The two Uber executives arrested in Paris in June have appeared in court and their trial has been delayed to February.

Uber France CEO Thibaud Simphal and Uber Europe GM Pierre-Dimitri Gore-Coty were arrested in late June for allegedly operating illegally and concealing documents. They face six different charges, including engaging in deceptive commercial practices and complicity in illegal activities, according to the BBC.

However, Uber’s legal team successfully convinced a judge to push back the trial to February so it could get broader access to the evidence seized during a raid on the company’s Paris office earlier this summer. The company’s attorneys also called into question the entire trial’s validity, and filed several motions for delays and to dismiss certain charges.

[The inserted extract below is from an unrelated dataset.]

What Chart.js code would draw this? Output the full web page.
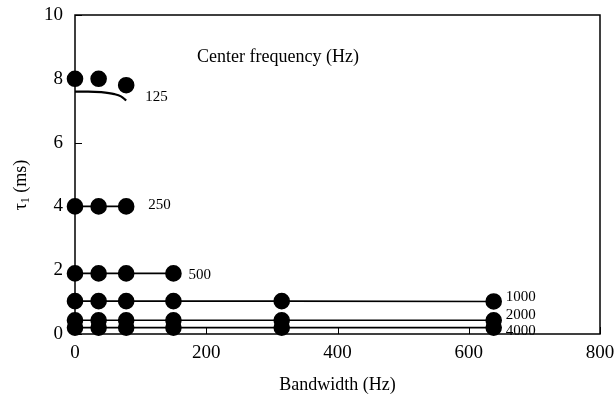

Although UberPOP, the ride-hailing company’s low-cost service in France, was ruled illegal in late 2014, the company said the ruling was unconstitutional and continued to operate by paying drivers’ fines.

The executives’ arrest happened just days after violent protests in the streets of Paris. Though it had long dismissed regulations against it, Uber shut down its UberPOP service following the protests.

Wednesday’s small victory in court comes during a difficult week for Uber. On Tuesday, police raided the company’s offices in Amsterdam. On Wednesday, the mayor of Rio de Janeiro signed a bill into law that renders the service illegal, while London city officials proposed a 27-page collection of rules to regulate the service.